Barbatos is the 8th spirit named among the list of 72 demons in The Lesser Key of Solomon. According to grimoire tradition, he holds the rank of Duke, and (like the demon Buer) may appear when the sun is in the sign of Sagittarius. When summoned, he appears "with four noble kings and their companions in great troops". Barbatos grants the ability to understand the spoken language of animals, such as the singing of birds and the barking of dogs. He reveals hidden treasures that have been concealed by the enchantment of magicians, gives knowledge of past and future events, and reconciles disputes between friends and those who hold power. Barbatos has 30 legions of spirits under his command, and once belonged to the angelic order of Virtues.

In the Grand Grimoire, Barbatos is named as the 6th of the 18 spirits who serve the seven superior spirits, namely, he is under the command of Satanachia along with Pruslas and Aamon.

In popular culture
 In the anime series Mobile Suit Gundam: Iron-Blooded Orphans, the lead mobile suit is known as "ASW-G-08 Gundam Barbatos".
 In the 2020 game Genshin Impact, Barbatos () is one of the names of the Anemo (wind) Archon and god of the nation Mondstadt who currently resides in his vessel as Venti, a bard.

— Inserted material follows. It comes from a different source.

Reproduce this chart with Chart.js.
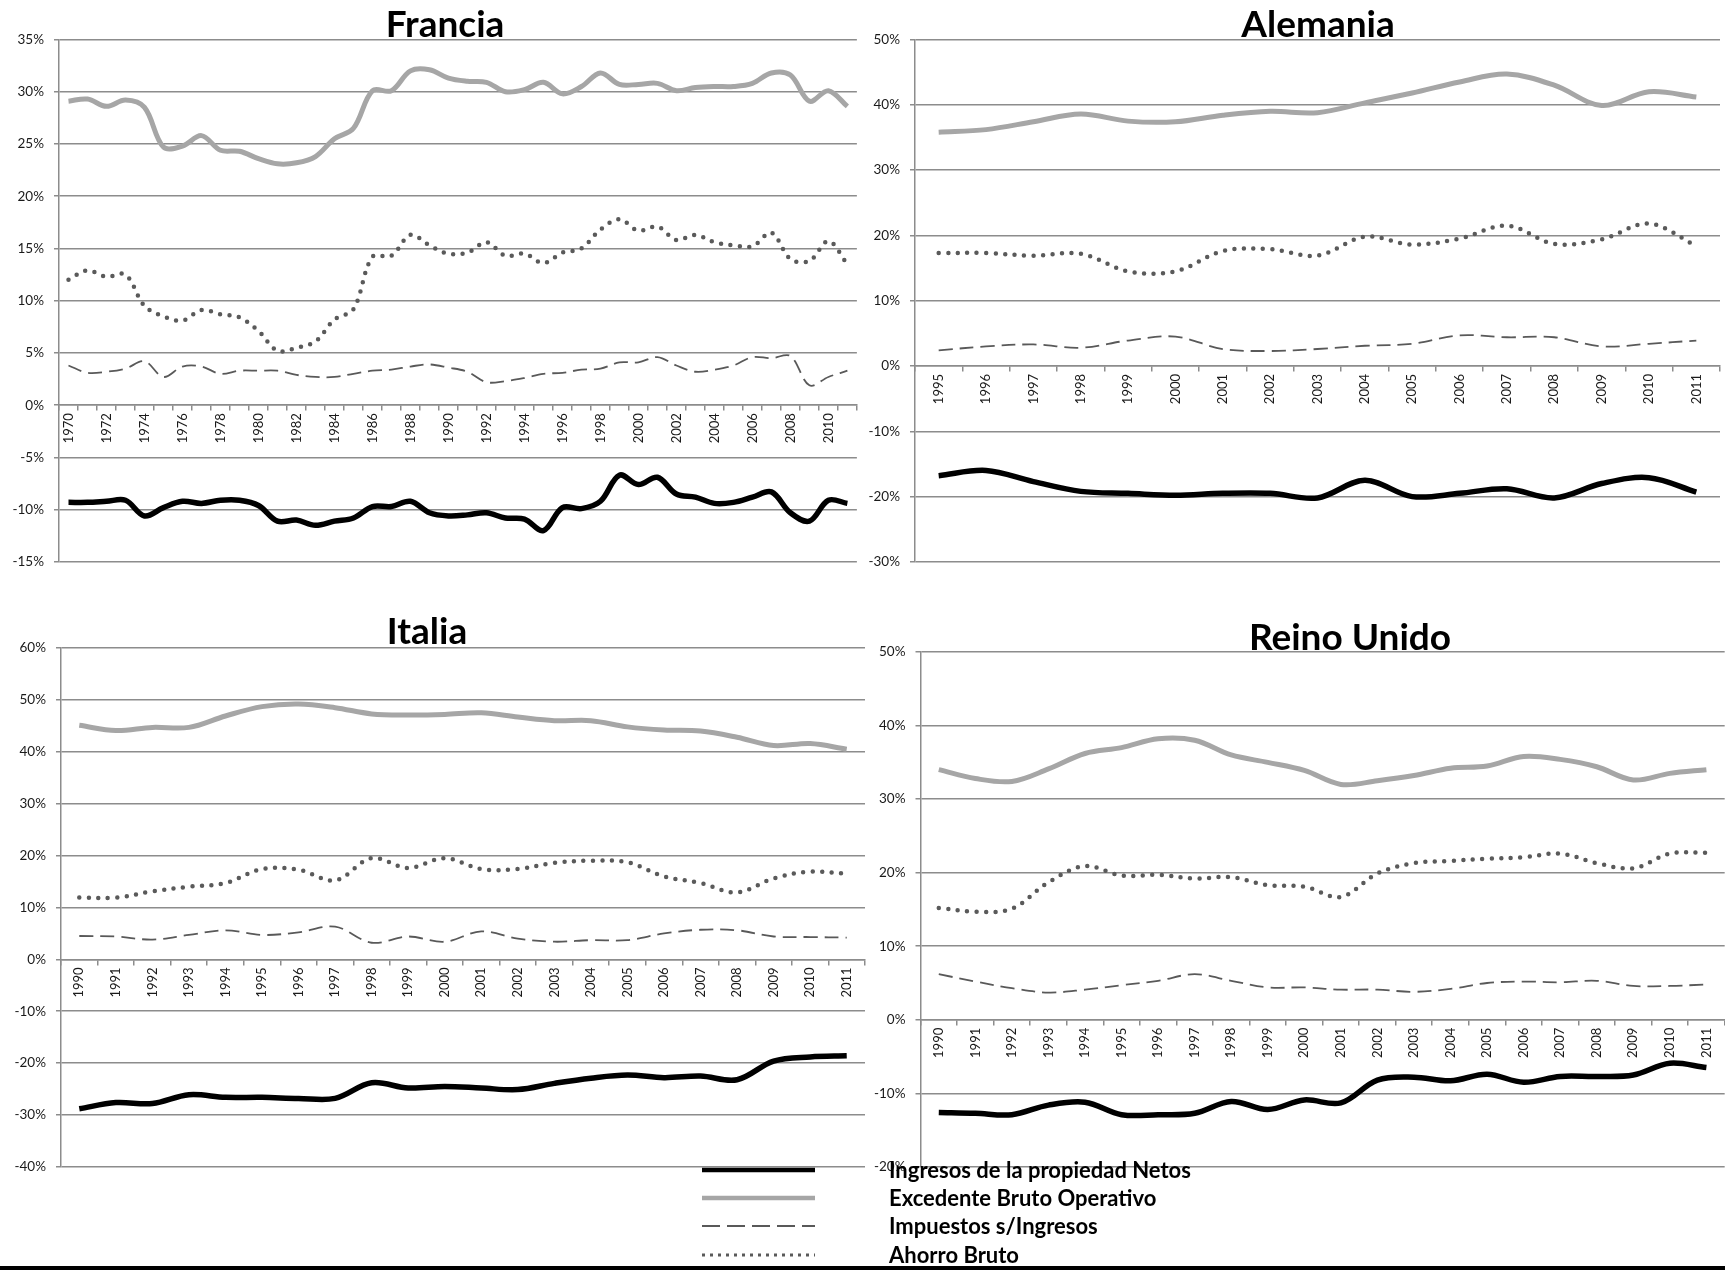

 In the Japanese Otome game, Obey Me, there is a character named Barbatos who serves as a butler to the prince.
 In American superhero comics published by DC, a character named Barbatos appears as a villain in the Dark Nights: Metal story.
 In the strategy game Monster Legends, a monster named Barbatos was the ruler of hell before being dethroned by Nebotus.